WHAT IS EXPECTED: Print word for word the first line of the listing below and every line after it, through the line with "const trend = [[xMin, icpt". Leave out the pictures and the rest.

○ ○ ○ ○

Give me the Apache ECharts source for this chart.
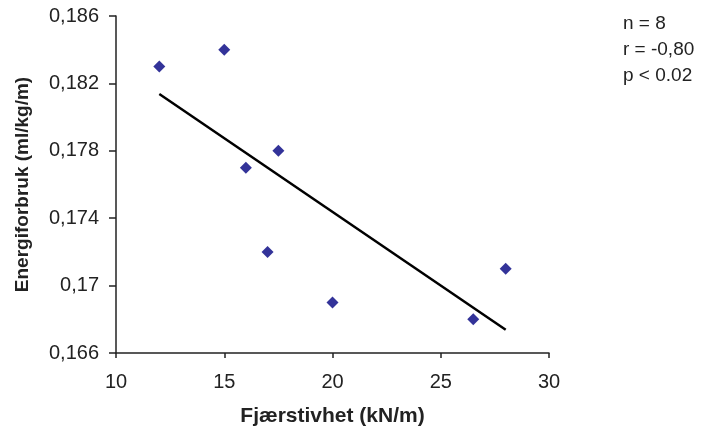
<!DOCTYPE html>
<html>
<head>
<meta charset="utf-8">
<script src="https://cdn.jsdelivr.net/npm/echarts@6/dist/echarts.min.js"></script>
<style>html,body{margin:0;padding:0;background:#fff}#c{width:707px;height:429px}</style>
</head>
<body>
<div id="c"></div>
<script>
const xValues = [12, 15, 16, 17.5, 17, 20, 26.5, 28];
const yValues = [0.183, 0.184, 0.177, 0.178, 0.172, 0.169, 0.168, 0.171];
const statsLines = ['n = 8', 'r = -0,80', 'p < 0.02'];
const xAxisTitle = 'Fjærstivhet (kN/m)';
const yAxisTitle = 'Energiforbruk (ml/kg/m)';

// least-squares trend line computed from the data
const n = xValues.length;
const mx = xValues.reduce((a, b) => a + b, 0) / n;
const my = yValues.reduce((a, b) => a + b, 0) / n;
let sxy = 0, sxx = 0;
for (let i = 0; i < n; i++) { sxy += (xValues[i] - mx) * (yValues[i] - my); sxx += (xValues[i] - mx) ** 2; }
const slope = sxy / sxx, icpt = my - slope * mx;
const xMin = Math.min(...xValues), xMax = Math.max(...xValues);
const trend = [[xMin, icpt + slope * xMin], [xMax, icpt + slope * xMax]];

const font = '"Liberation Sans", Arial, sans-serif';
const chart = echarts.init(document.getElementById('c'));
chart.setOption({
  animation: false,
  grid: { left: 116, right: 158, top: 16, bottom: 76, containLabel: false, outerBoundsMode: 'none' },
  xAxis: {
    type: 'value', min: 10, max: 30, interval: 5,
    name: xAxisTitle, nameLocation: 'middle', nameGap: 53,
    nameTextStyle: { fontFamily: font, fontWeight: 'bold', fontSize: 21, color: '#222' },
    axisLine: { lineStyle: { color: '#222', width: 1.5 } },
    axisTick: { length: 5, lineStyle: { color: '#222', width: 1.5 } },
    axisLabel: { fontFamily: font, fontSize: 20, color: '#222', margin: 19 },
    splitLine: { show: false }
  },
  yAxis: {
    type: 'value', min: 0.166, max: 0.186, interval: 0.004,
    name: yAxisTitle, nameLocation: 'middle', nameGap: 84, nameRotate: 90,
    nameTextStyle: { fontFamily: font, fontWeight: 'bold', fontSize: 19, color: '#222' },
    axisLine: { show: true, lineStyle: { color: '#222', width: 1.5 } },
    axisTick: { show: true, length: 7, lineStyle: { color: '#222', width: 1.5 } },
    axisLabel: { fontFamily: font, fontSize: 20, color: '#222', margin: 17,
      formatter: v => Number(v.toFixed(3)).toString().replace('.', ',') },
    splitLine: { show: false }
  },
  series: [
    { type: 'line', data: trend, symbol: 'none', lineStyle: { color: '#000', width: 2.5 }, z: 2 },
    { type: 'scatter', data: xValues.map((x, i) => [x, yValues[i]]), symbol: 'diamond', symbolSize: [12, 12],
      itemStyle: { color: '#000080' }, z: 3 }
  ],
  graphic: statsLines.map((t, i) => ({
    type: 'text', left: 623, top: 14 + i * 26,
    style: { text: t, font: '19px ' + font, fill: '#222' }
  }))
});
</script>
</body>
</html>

○ ○ ○ ○

OUTPUT FOR THIS EXERCISE:
Give me the Apache ECharts source for this chart.
<!DOCTYPE html>
<html>
<head>
<meta charset="utf-8">
<script src="https://cdn.jsdelivr.net/npm/echarts@6/dist/echarts.min.js"></script>
<style>html,body{margin:0;padding:0;background:#fff}#c{width:707px;height:429px}</style>
</head>
<body>
<div id="c"></div>
<script>
const xValues = [12, 15, 16, 17.5, 17, 20, 26.5, 28];
const yValues = [0.183, 0.184, 0.177, 0.178, 0.172, 0.169, 0.168, 0.171];
const statsLines = ['n = 8', 'r = -0,80', 'p < 0.02'];
const xAxisTitle = 'Fjærstivhet (kN/m)';
const yAxisTitle = 'Energiforbruk (ml/kg/m)';

// least-squares trend line computed from the data
const n = xValues.length;
const mx = xValues.reduce((a, b) => a + b, 0) / n;
const my = yValues.reduce((a, b) => a + b, 0) / n;
let sxy = 0, sxx = 0;
for (let i = 0; i < n; i++) { sxy += (xValues[i] - mx) * (yValues[i] - my); sxx += (xValues[i] - mx) ** 2; }
const slope = sxy / sxx, icpt = my - slope * mx;
const xMin = Math.min(...xValues), xMax = Math.max(...xValues);
const trend = [[xMin, icpt + slope * xMin], [xMax, icpt + slope * xMax]];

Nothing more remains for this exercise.